其二,大宗商品延续低迷。在全球总需求疲弱、工业生产放缓的大背景下,2020年石油、煤炭、天然气等能源类商品的价格中枢难以上升。虽然可能因地缘冲突、气象灾害等因素发生短期供给、价格波动,但是对能源出口国的收入缺少持续助力。与此同时,贱金属类商品亦将重归弱势,据IMF预测,2020年全球贱金属价格指数将结束2019年的反弹,转向边际下滑6.2个百分点。考虑到当前67%的发展中国家经济依赖于大宗商品出口[2],因此2020年的国际市场颓势料将拖累新兴经济体复苏。
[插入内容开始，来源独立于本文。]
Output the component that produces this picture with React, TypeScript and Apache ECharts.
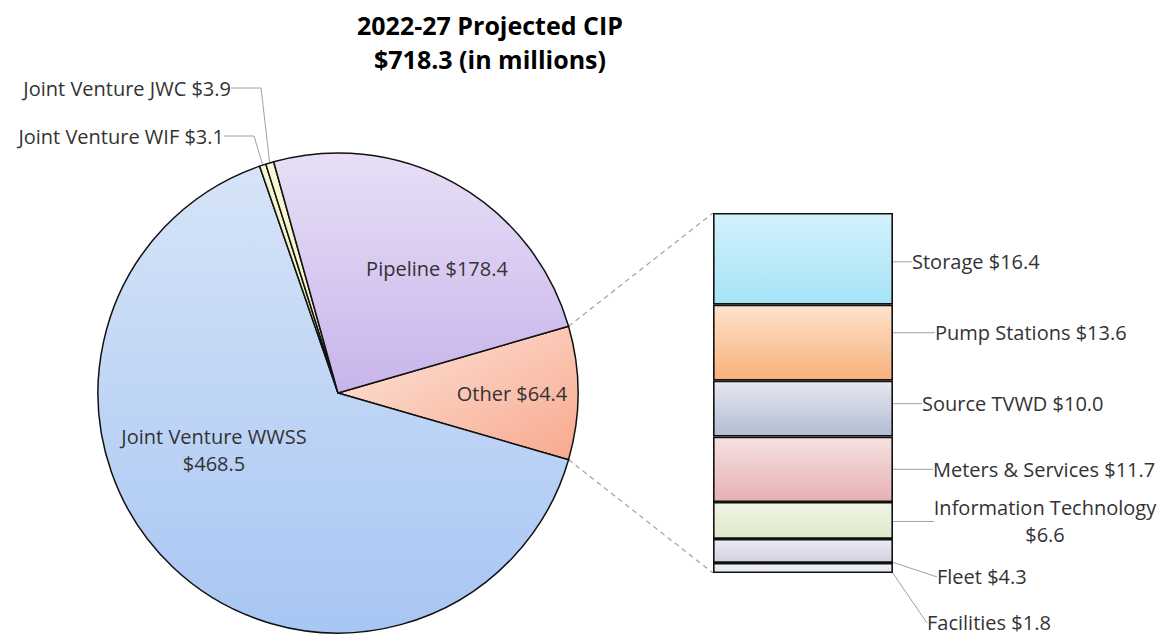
import React, { useEffect, useRef } from 'react';
import * as echarts from 'echarts';

// ---- data ----
const titleLines = ['2022-27 Projected CIP', '$718.3 (in millions)'];
const pieNames = ['Other', 'Joint Venture WWSS', 'Joint Venture WIF', 'Joint Venture JWC', 'Pipeline'];
const pieValues = [64.4, 468.5, 3.1, 3.9, 178.4];
const barNames = ['Storage', 'Pump Stations', 'Source TVWD', 'Meters & Services', 'Information Technology', 'Fleet', 'Facilities'];
const barValues = [16.4, 13.6, 10.0, 11.7, 6.6, 4.3, 1.8];

// ---- styles / layout ----
const FONT = 'Open Sans';
const CX = 338;
const CY = 393;
const R = 240;
const GRID = { left: 713, top: 213, width: 180, height: 360 };

const pieColors: [string, string][] = [
  ['#fde6dc', '#f8a98e'],
  ['#d6e4f8', '#a8c6f3'],
  ['#f6f6cf', '#eeeeb8'],
  ['#f8f8d8', '#efefbf'],
  ['#e8dff6', '#c8b4eb'],
];
const barColors: [string, string][] = [
  ['#d2f1fb', '#a6e3f7'],
  ['#fde3cc', '#f8b079'],
  ['#e6e8f1', '#b2bcd3'],
  ['#f5e1e1', '#e6b1b4'],
  ['#f0f5e6', '#dde9c9'],
  ['#ececf3', '#d0d0e0'],
  ['#f0f3f7', '#e3e8ef'],
];
// label placement: [x, y, align]
const pieLabelPos: [number, number, string][] = [
  [512, 393, 'center'],
  [214, 450, 'center'],
  [224, 136, 'right'],
  [231, 88, 'right'],
  [437, 268, 'center'],
];
// bar label offsets: [dx from bar right, dy from segment centre, align]
const barLabelOff: [number, number, string][] = [
  [19, 3, 'left'],
  [42, -10, 'left'],
  [29, -5, 'left'],
  [40, 0, 'left'],
  [152, 1, 'center'],
  [44, 26, 'left'],
  [34, 55, 'left'],
];

const grad = (c: [string, string], diag = false) => ({
  type: 'linear',
  x: 0,
  y: 0,
  x2: diag ? 1 : 0,
  y2: 1,
  colorStops: [
    { offset: 0, color: c[0] },
    { offset: 1, color: c[1] },
  ],
});

const fmt = (v: number) => '$' + v.toFixed(1);

export default function App() {
  const ref = useRef<HTMLDivElement>(null);
  useEffect(() => {
    if (!ref.current) return;
    const chart = echarts.init(ref.current, undefined, { renderer: 'svg' });
    const total = pieValues.reduce((a, b) => a + b, 0);
    const barTotal = barValues.reduce((a, b) => a + b, 0);
    const startAngle = (pieValues[0] / total) * 180;
    const rad = (startAngle * Math.PI) / 180;
    const px = CX + R * Math.cos(rad);
    const pyUp = CY - R * Math.sin(rad);
    const pyDown = CY + R * Math.sin(rad);

    const pieData = pieNames.map((n, i) => {
      const small = pieValues[i] < 10;
      return {
        name: n,
        value: pieValues[i],
        itemStyle: { color: grad(pieColors[i], i === 0) },
        label: small
          ? { position: 'outside' }
          : { position: 'inside' },
        labelLine: { show: small, lineStyle: { color: '#a0a0a0', width: 1 } },
      };
    });

    const barSeries = barNames.map((n, i) => ({
      type: 'bar',
      name: n,
      stack: 'other',
      data: [barValues[i]],
      barWidth: '100%',
      itemStyle: { color: grad(barColors[i]), borderColor: '#111', borderWidth: 1.6 },
      label: {
        show: true,
        position: 'right',
        formatter: () =>
          n === 'Information Technology' ? n + '\n' + fmt(barValues[i]) : n + ' ' + fmt(barValues[i]),
        fontFamily: FONT,
        fontSize: 20,
        lineHeight: 27,
        color: '#333',
        align: barLabelOff[i][2],
      },
      labelLine: { show: true, lineStyle: { color: '#a0a0a0', width: 1 } },
      labelLayout: (p: any) => ({
        x: GRID.left + GRID.width + barLabelOff[i][0],
        y: p.rect.y + p.rect.height / 2 + barLabelOff[i][1],
        align: barLabelOff[i][2],
        verticalAlign: 'middle',
      }),
      emphasis: { disabled: true },
      silent: true,
    }));

    chart.setOption({
      animation: false,
      backgroundColor: '#ffffff',
      graphic: [
        {
          type: 'text',
          x: 490,
          y: 25,
          style: {
            text: titleLines[0],
            font: `bold 25px "${FONT}"`,
            fill: '#000',
            textAlign: 'center',
            textVerticalAlign: 'middle',
          },
        },
        {
          type: 'text',
          x: 490,
          y: 59,
          style: {
            text: titleLines[1],
            font: `bold 25px "${FONT}"`,
            fill: '#000',
            textAlign: 'center',
            textVerticalAlign: 'middle',
          },
        },
        {
          type: 'line',
          z: -1,
          shape: { x1: px, y1: pyUp, x2: GRID.left, y2: GRID.top },
          style: { stroke: '#a6a6a6', lineWidth: 1.3, lineDash: [5, 4] },
        },
        {
          type: 'line',
          z: -1,
          shape: { x1: px, y1: pyDown, x2: GRID.left, y2: GRID.top + GRID.height },
          style: { stroke: '#a6a6a6', lineWidth: 1.3, lineDash: [5, 4] },
        },
      ],
      grid: { left: GRID.left, top: GRID.top, width: GRID.width, height: GRID.height },
      xAxis: { type: 'category', data: ['Other'], show: false, boundaryGap: true },
      yAxis: { type: 'value', min: 0, max: barTotal, inverse: true, show: false },
      series: [
        {
          type: 'pie',
          center: [CX, CY],
          radius: R,
          startAngle,
          clockwise: true,
          avoidLabelOverlap: false,
          silent: true,
          emphasis: { disabled: true },
          itemStyle: { borderColor: '#111', borderWidth: 1.5 },
          label: {
            show: true,
            formatter: (p: any) =>
              p.name === 'Joint Venture WWSS' ? p.name + '\n' + fmt(p.value) : p.name + ' ' + fmt(p.value),
            fontFamily: FONT,
            fontSize: 20,
            lineHeight: 27,
            color: '#333',
          },
          labelLayout: (p: any) => {
            const pos = pieLabelPos[p.dataIndex];
            return { x: pos[0], y: pos[1], align: pos[2], verticalAlign: 'middle' };
          },
          data: pieData,
        },
        ...barSeries,
      ],
    });
    return () => chart.dispose();
  }, []);
  return (
    <div
      ref={ref}
      style={{ position: 'fixed', left: 0, top: 0, width: 1169, height: 635, background: '#fff' }}
    />
  );
}
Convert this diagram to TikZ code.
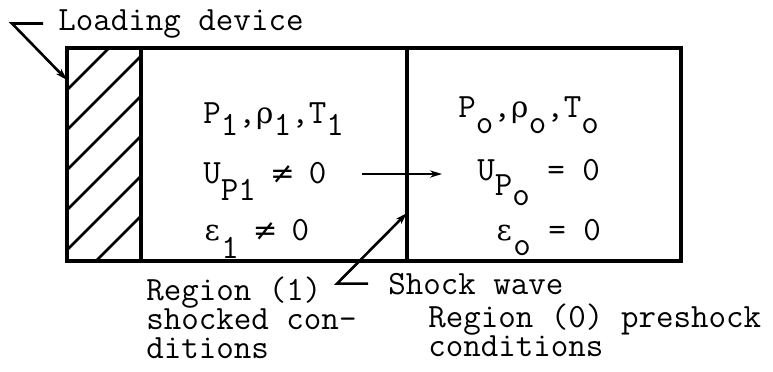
\documentclass[tikz,border=0pt]{standalone}
\usepackage{fontspec}
\newfontfamily\grk{DejaVu Serif}
\usepackage{tikz}
\usetikzlibrary{arrows.meta,calc}
\newcommand{\dn}[2][6pt]{\raisebox{-#1}{#2}}
\newcommand{\gl}[1]{\makebox[0.525em]{\grk\fontsize{14.7}{18}\selectfont #1}}
\tikzset{
  typed/.style={
    font=\ttfamily\fontsize{17}{20}\selectfont\addfontfeatures{FakeBold=1.2},
    inner sep=0pt,
    anchor=base west
  },
  wall/.style={
    line width=2pt
  },
  hatch/.style={
    line width=1.4pt
  },
  lead/.style={
    -{Stealth[length=6pt,width=3.6pt]},
    line width=1.3pt
  }
}
\begin{document}
\begin{tikzpicture}[x=0.5pt,y=-0.5pt]
\useasboundingbox (0,0) rectangle (773,371);
% tube with loading device and shock front
\draw[wall] (67,48) rectangle (681,261);
\draw[wall] (141,48) -- (141,261);
\draw[wall] (407,48) -- (407,261);
\begin{scope}
\clip (67,48) rectangle (141,261);
\foreach \c in {90,130,...,290}
  \draw[hatch] (67,\c) -- ++(74,-74);
\end{scope}
% state variables
\node[typed] (p1) at (203,123) {P\dn{1},\gl{ρ}\dn{1},T\dn{1}};
\node[typed] (u1) at (203,183) {U\dn[8.5pt]{P1} \gl{≠} 0};
\node[typed] (e1) at (203,240) {\gl{ε}\dn[9pt]{1} \gl{≠} 0};
\node[typed] (p0) at (458,117) {P\dn[8pt]{o},\gl{ρ}\dn[8pt]{o},T\dn[8pt]{o}};
\node[typed] (u0) at (477,180) {U\dn[7.5pt]{P}\dn[12.5pt]{o} = 0};
\node[typed] (e0) at (495,240) {\gl{ε}\dn[7.5pt]{o} = 0};
% labels
\node[typed] (load) at (58,30) {Loading device};
\node[typed] (shock) at (388,294) {Shock wave};
\node[typed] (reg1) at (146,300) {Region (1)};
\node[typed] (reg1b) at (146,329) {shocked con-};
\node[typed] (reg1c) at (146,358) {ditions};
\node[typed] (reg0) at (428,327) {Region (0) preshock};
\node[typed] (reg0b) at (428,356) {conditions};
% leaders
\coordinate (devtip) at (67,80);
\coordinate (shocktip) at (407,213);
\coordinate (flowA) at (362,174);
\coordinate (flowB) at (442,174);
\draw[lead] ($(load.west)+(-15,0)$) -- ++(-31,0) -- (devtip);
\draw[lead] ($(shock.west)+(-20,0)$) -- ++(-31,0) -- (shocktip);
\draw[lead] (flowA) -- (flowB);
\end{tikzpicture}
\end{document}
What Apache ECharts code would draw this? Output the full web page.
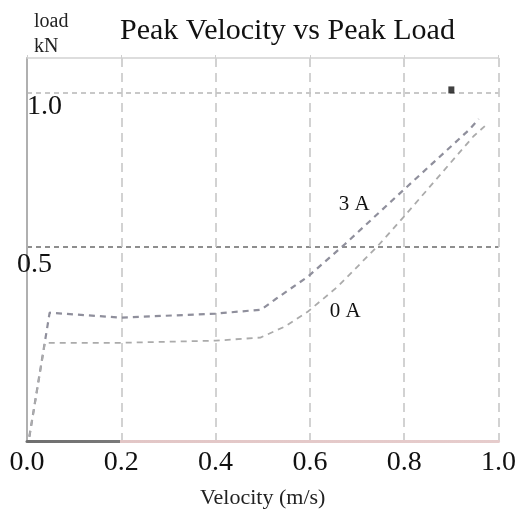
<!DOCTYPE html>
<html>
<head>
<meta charset="utf-8">
<title>Peak Velocity vs Peak Load</title>
<script src="https://cdn.jsdelivr.net/npm/echarts@6/dist/echarts.min.js"></script>
<style>
  html, body { margin: 0; padding: 0; background: #ffffff; }
  #chart { width: 519px; height: 514px; }
</style>
</head>
<body>
<div id="chart"></div>
<script>
// Peak load (kN) against peak velocity (m/s) for two coil currents.
const velocity3A = [0.005, 0.048, 0.2, 0.4, 0.497, 0.526, 0.596, 0.674, 0.8, 0.939, 0.958];
const load3A     = [-0.12, 0.284, 0.268, 0.281, 0.294, 0.327, 0.402, 0.507, 0.686, 0.882, 0.915];

const velocity0A = [0.005, 0.038, 0.2, 0.4, 0.495, 0.547, 0.596, 0.659, 0.743, 0.8, 0.947, 0.971];
const load0A     = [-0.12, 0.186, 0.186, 0.193, 0.203, 0.239, 0.288, 0.369, 0.5, 0.598, 0.859, 0.892];

// Curve tags: [velocity, load, text]
const seriesTags = [[0.694, 0.638, '3 A'], [0.675, 0.287, '0 A']];

// Marked peak point
const peakMark = [[0.9, 1.01]];

const xTicks = [0, 0.2, 0.4, 0.6, 0.8, 1.0];
const yTicks = [0.5, 1.0];

const serif = '"Liberation Serif", "DejaVu Serif", serif';

function pairs(xs, ys) { return xs.map((x, i) => [x, ys[i]]); }

function tagPoint(tag) {
  return {
    coord: [tag[0], tag[1]],
    symbol: 'rect',
    symbolSize: 1,
    itemStyle: { color: 'rgba(0,0,0,0)' },
    label: {
      show: true, position: 'inside', formatter: tag[2],
      fontFamily: serif, fontSize: 21, color: '#111'
    }
  };
}

const chart = echarts.init(document.getElementById('chart'), null, { renderer: 'canvas' });

chart.setOption({
  animation: false,
  backgroundColor: '#ffffff',
  title: {
    text: 'Peak Velocity vs Peak Load',
    left: 120, top: 16, padding: 0,
    textStyle: { fontFamily: serif, fontSize: 30, fontWeight: 'normal', color: '#111' }
  },
  grid: { left: 27, right: 17, top: 58, bottom: 73, containLabel: false },
  xAxis: [{
    type: 'value', min: 0, max: 1, interval: 0.2,
    name: 'Velocity (m/s)', nameLocation: 'middle', nameGap: 46,
    nameTextStyle: { fontFamily: serif, fontSize: 22, color: '#222' },
    axisLine: {
      show: true, onZero: false,
      lineStyle: {
        width: 3,
        color: new echarts.graphic.LinearGradient(0, 0, 1, 0, [
          { offset: 0, color: '#6e6e6e' }, { offset: 0.2, color: '#7a7a7a' },
          { offset: 0.2, color: '#e2c6c6' }, { offset: 1, color: '#e6cccc' }
        ])
      }
    },
    axisTick: { show: false, customValues: xTicks },
    axisLabel: {
      margin: 8, fontFamily: serif, fontSize: 28, color: '#111',
      formatter: v => v.toFixed(1)
    },
    splitLine: {
      show: true,
      lineStyle: { color: '#c4c4c4', width: 1.5, type: [9, 6] }
    }
  }, {
    type: 'value', position: 'top', min: 0, max: 1, interval: 0.2,
    axisLine: { show: true, onZero: false, lineStyle: { color: '#d2d2d2', width: 1.5 } },
    axisTick: { show: true, length: 3, lineStyle: { color: '#cfcfcf' } },
    axisLabel: { show: false },
    splitLine: { show: false }
  }],
  yAxis: {
    type: 'value', min: -0.134, max: 1.114,
    name: 'load\nkN', nameLocation: 'end', nameGap: -1,
    nameTextStyle: {
      fontFamily: serif, fontSize: 20, lineHeight: 25, color: '#222',
      align: 'left', verticalAlign: 'bottom', padding: [0, 0, 0, 7]
    },
    axisLine: { show: true, onZero: false, lineStyle: { color: '#b0b0b0', width: 2 } },
    axisTick: { show: false, customValues: yTicks },
    axisLabel: {
      customValues: yTicks,
      margin: 10, align: 'left', verticalAlign: 'top',
      fontFamily: serif, fontSize: 28, color: '#111',
      formatter: v => (v === 1 ? '{a|' : '{b|') + v.toFixed(1) + '}',
      rich: {
        a: { fontFamily: serif, fontSize: 28, color: '#111', padding: [0, 0, 0, 10] },
        b: { fontFamily: serif, fontSize: 28, color: '#111', padding: [4, 0, 0, 0] }
      }
    },
    splitLine: {
      show: true,
      lineStyle: { color: ['#8e8e8e', '#c8c8c8'], width: 2, type: [5, 4] }
    }
  },
  series: [{
    name: '3 A', type: 'line', data: pairs(velocity3A, load3A),
    symbol: 'none', smooth: false,
    lineStyle: { color: '#8f8f9c', width: 2.2, type: [6, 5] },
    markPoint: { data: [tagPoint(seriesTags[0])] }
  }, {
    name: '0 A', type: 'line', data: pairs(velocity0A, load0A),
    symbol: 'none', smooth: false,
    lineStyle: { color: '#ababab', width: 1.8, type: [6, 5] },
    markPoint: { data: [tagPoint(seriesTags[1])] }
  }, {
    name: 'peak', type: 'scatter', data: peakMark,
    symbol: 'rect', symbolSize: [6, 7],
    itemStyle: { color: '#111' }
  }]
});
</script>
</body>
</html>
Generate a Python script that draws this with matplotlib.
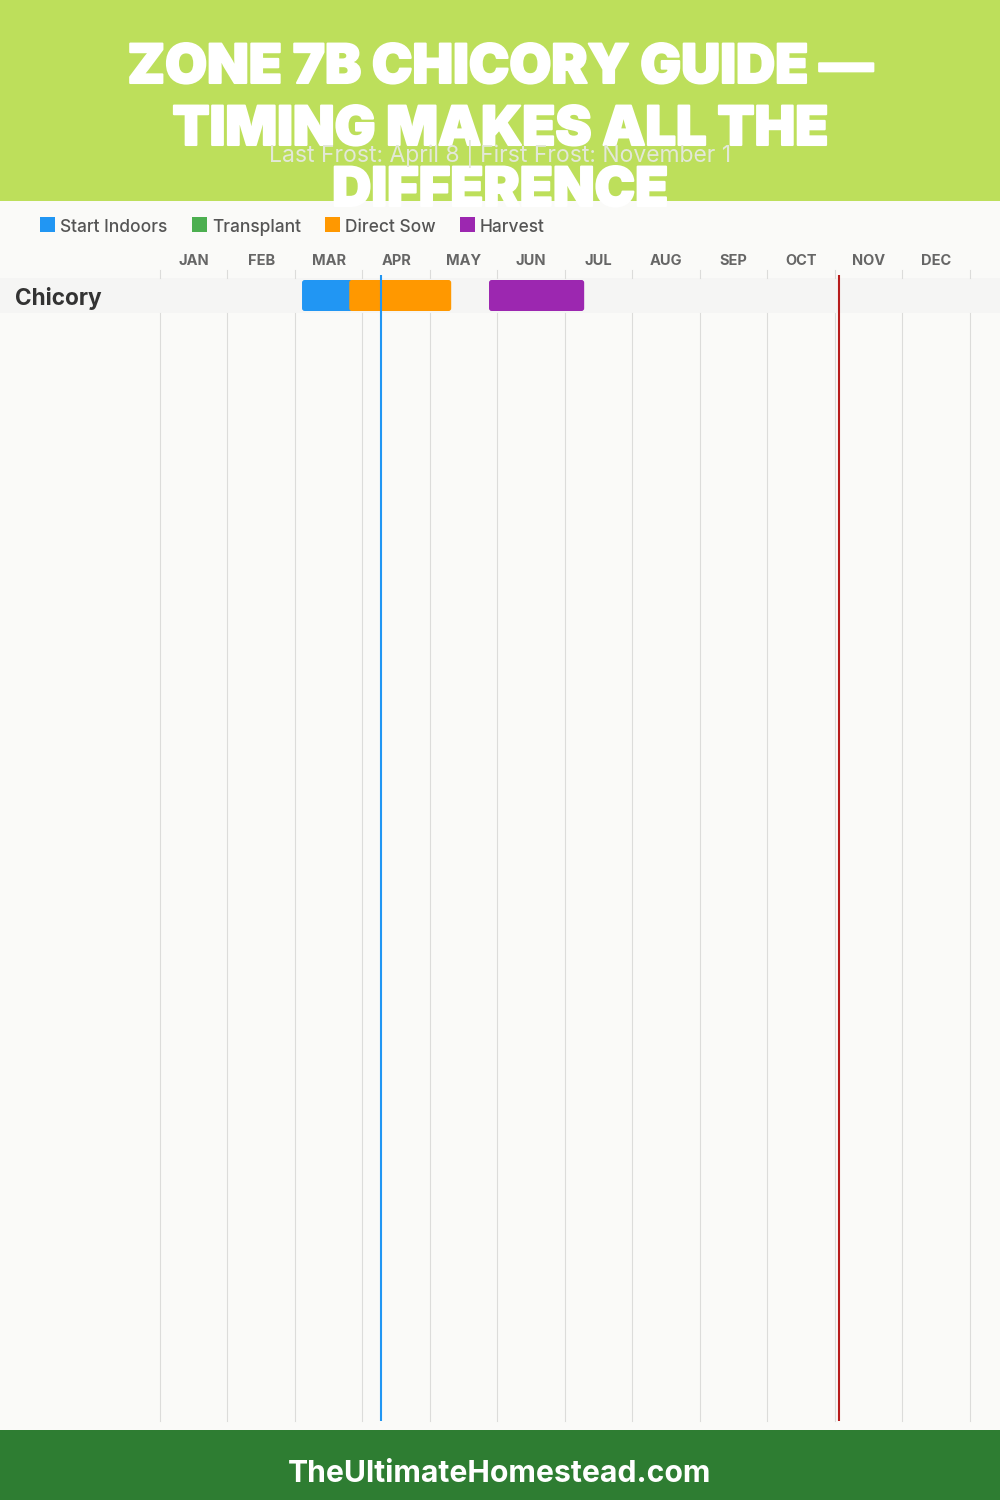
import matplotlib
matplotlib.use("Agg")
import matplotlib.pyplot as plt
import matplotlib.patheffects as pe
from matplotlib.patches import FancyBboxPatch, Rectangle

# data
months = ["JAN", "FEB", "MAR", "APR", "MAY", "JUN", "JUL", "AUG", "SEP", "OCT", "NOV", "DEC"]
crop = "Chicory"
legend_names = ["Start Indoors", "Transplant", "Direct Sow", "Harvest"]
legend_colors = ["#2196F3", "#4CAF50", "#FF9800", "#9C27B0"]
# start, end in months from Jan 1, drawn in this order
bar_names = ["Start Indoors", "Direct Sow", "Harvest"]
bar_starts = [2.11, 2.81, 4.88]
bar_ends = [2.86, 4.32, 6.29]
last_frost = 3.28
first_frost = 10.06

title_lines = ["ZONE 7B CHICORY GUIDE —", "TIMING MAKES ALL THE", "DIFFERENCE"]
subtitle = "Last Frost: April 8 | First Frost: November 1"
footer = "TheUltimateHomestead.com"

W, H = 1000, 1500
plt.rcParams["font.family"] = ["Inter", "DejaVu Sans"]
fig = plt.figure(figsize=(10, 15), dpi=100, facecolor="#FAFAF8")

# page layer in pixels, for header, footer, legend and texts
page = fig.add_axes([0, 0, 1, 1], zorder=0)
page.set_xlim(0, W)
page.set_ylim(H, 0)
page.axis("off")
page.add_patch(Rectangle((0, 0), W, 201, fc="#BDDF5B", ec="none"))
page.add_patch(Rectangle((0, 1430), W, 70, fc="#2E7D32", ec="none"))
page.add_patch(Rectangle((0, 278), W, 35, fc="#F5F5F4", ec="none"))

# chart axes: months 0-12 across x 160-970, grid from y 270 to 1421
ax = fig.add_axes([159.6 / W, 1 - 1421 / H, 810 / W, (1421 - 270) / H], zorder=1)
ax.patch.set_alpha(0)
ax.set_xlim(0, 12)
ax.set_ylim(1421, 270)
for s in ax.spines.values():
    s.set_visible(False)
ax.set_xticks([])
ax.set_yticks([])

for m in range(13):
    ax.plot([m, m], [270, 278], color="#DCDCDA", lw=0.8, zorder=1, clip_on=False)
    ax.plot([m, m], [313, 1421], color="#DCDCDA", lw=0.8, zorder=1, clip_on=False)

for i, name in enumerate(months):
    ax.text(i + 0.505, 259, name, ha="center", va="center_baseline", fontsize=10.5,
            fontweight="bold", color="#666666", clip_on=False)

color_of = dict(zip(legend_names, legend_colors))
for name, x0, x1 in zip(bar_names, bar_starts, bar_ends):
    ax.add_patch(FancyBboxPatch((x0, 280), x1 - x0, 31, mutation_aspect=67.5,
                                boxstyle="round,pad=0,rounding_size=0.04",
                                fc=color_of[name], ec="none", zorder=2))

ax.plot([last_frost, last_frost], [275, 1421], color="#2196F3", lw=1.5, zorder=3, solid_capstyle="butt")
ax.plot([first_frost, first_frost], [275, 1421], color="#B71C1C", lw=1.5, zorder=3, solid_capstyle="butt")

# header texts
for text, y in zip(title_lines, [63, 125, 186]):
    page.text(500, y, text, ha="center", va="center_baseline", fontsize=39, fontweight=900, color="white",
              path_effects=[pe.withStroke(linewidth=1.5, foreground="white")], zorder=5)
page.text(500, 154, subtitle, ha="center", va="center", fontsize=16.5, color="#E3E8D8", zorder=6)

# legend
for name, color, x in zip(legend_names, legend_colors, [40, 192, 325, 460]):
    page.add_patch(Rectangle((x, 217), 15, 15, fc=color, ec="none"))
    page.text(x + 20, 225, name, ha="left", va="center_baseline", fontsize=12.5, fontweight="medium", color="#555555")

page.text(15, 296, crop, ha="left", va="center_baseline", fontsize=16.3, fontweight="bold", color="#333333")
page.text(500, 1471, footer, ha="center", va="center_baseline", fontsize=21.7, fontweight="bold", color="white")

fig.savefig("out.png", dpi=100, facecolor=fig.get_facecolor())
其三,货币风险阴影难散。虽然2020年美联储的宽松立场有望引导美元指数渐次下行,但并不意味着新兴市场货币可以高枕无忧。2019年经验表明(详见附图),对于新兴市场货币走势,地缘政治冲突在短期内的影响力要高于美联储降息进程。随着全球贸易博弈和地缘政治冲突的长期化,2020年新兴市场货币或将遭遇阶段性、结构性的风险冲击,并由此走向表现分化。根据我们测算,如果上述冲击发生,则新兴市场最危险的十大货币依次为:委内瑞拉玻利瓦尔、阿根廷比索、印度卢比、巴西雷亚尔、土耳其里拉、南非兰特、印尼盾、马来西亚林吉特、白俄罗斯卢布、越南盾。
跨越拐点无捷径,新兴反弹恐迟来。面对三大历史性拐点,新兴市场对内需要加速推进结构性改革;对外则需在扩大对美开放的同时,积极与其他制造业大国构建区域性贸易协定,以适应产业内贸易区域化、产业间贸易全球化的全球贸易新体系。这些对策并无捷径,更非一年之功。由此结合上文的分析,可以得到以下三点推论。第一,新兴市场的强劲反弹料将迟到。2020年,新兴市场仍将处于跨越历史拐点的长期历程之中,增速预计将继续落于十年周期的低位附近,整体上难见持续有力的增长反弹。第二,预期反转将是最大风险。2020年,在发达经济体低利率和资产荒的压力下,国际资本将被迫向新兴市场寻觅高收益,进而增强其对新兴市场触底反弹的想象力。但是,一旦这种预期与新兴市场的疲弱增长严重背离,铁的事实终将击碎金子般的幻想。资本的快进快出将触动债务风险和汇率风险,“蜜糖”与“砒霜”的角色切换更加频繁。第三,稳健性将是最重要的价值因子。在预期反转的威胁之下,“稳健的低增长”要比“脆弱的高增长”更有价值。正如上文所分析,从债务风险、汇率风险、民粹风险等视角来看,相较于印度、中东欧、拉美等其他新兴市场,“减速增质”的中国经济仍具有较高的稳健性,有望借此获得价值优势和资本青睐。
参考文献
[1] The Populism Graph. The Progressive Post, October, 2019.
[2] Commodity-dependent Countries Urged to Diversify Exports. UNCTAD, April, 2019.